In a telephone interview from Ukraine, Yuri Diudin, the Ukrainian foreign ministry’s deputy director for Latin America, told me that his country wants a united front of the world’s democracies against Russia. But, unfortunately, not all are fully on board, he says.

“Some countries, even if they don’t openly support the Russian aggression, are neither categorically condemning it,” he told me, referring to Latin America’s biggest democracies. “They condemn it in their words, but we’re not seeing that happening with their actions.”

He added that whether it’s boycotting speeches by Russian officials or suspending cultural or sports agreements, “Every measure [against Putin] is a grain of sand that helps, because it shows that countries are not aligned with Russia.”
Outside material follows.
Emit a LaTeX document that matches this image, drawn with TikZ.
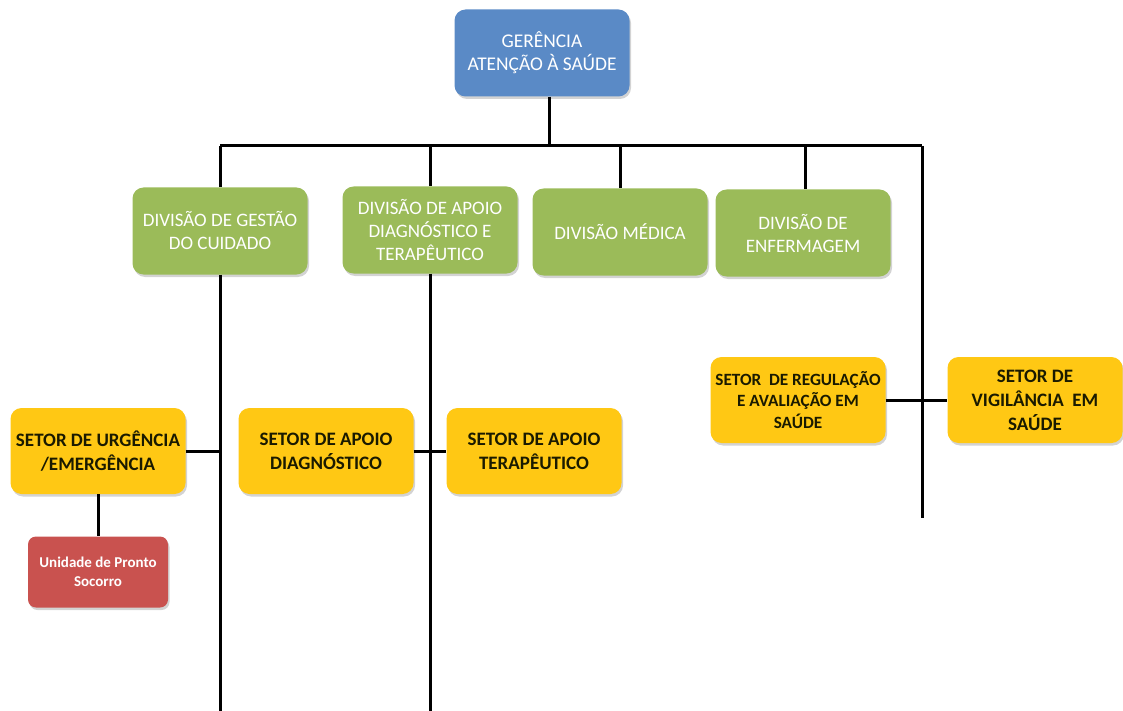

Indeed, while international boycotts will probably not topple Putin, they help send a strong message to the Russian people that Putin is lying to them, and that the democratic world does not support Russia’s invasion.

Every time Mexico, Brazil or Argentina abstains from voting to punish Russia at international or regional organizations or fails to join Western democracies in boycotting events where Russian officials are allowed to spread their falsehoods, Putin scores a propaganda victory.

It allows the Russian strongman to effectively tell the Russian people: “You see, not only China, but the whole developing world is with us. It’s only the United States and European powers that are against us.”

Mexico and Brazil’s ambiguity about Russia’s invasion of Ukraine is all the more unfortunate because they have a history of actively supporting Western democracies — even with troops — at critical times, such as during World War II.

And they, as well as Argentina, are contradicting their own claims to be unwavering defenders of non-intervention in other countries’ internal affairs by failing to take a stronger stand against Russia.

Can there possibly be a bigger intervention in another country’s internal affairs than Russia’s invasion of Ukraine, with up to 190,000 Russian troops bombarding Ukrainian cities and killing thousands of civilians? How can some of these countries proclaim to be “anti-imperialist,” yet fail to take even the mildest actions against the biggest invasion by a world military power in recent memory?

It doesn’t make sense. Mexico, Brazil and Argentina should join the world’s democracies and actively oppose — even if it’s with symbolic gestures — Russia’s imperial ambitions.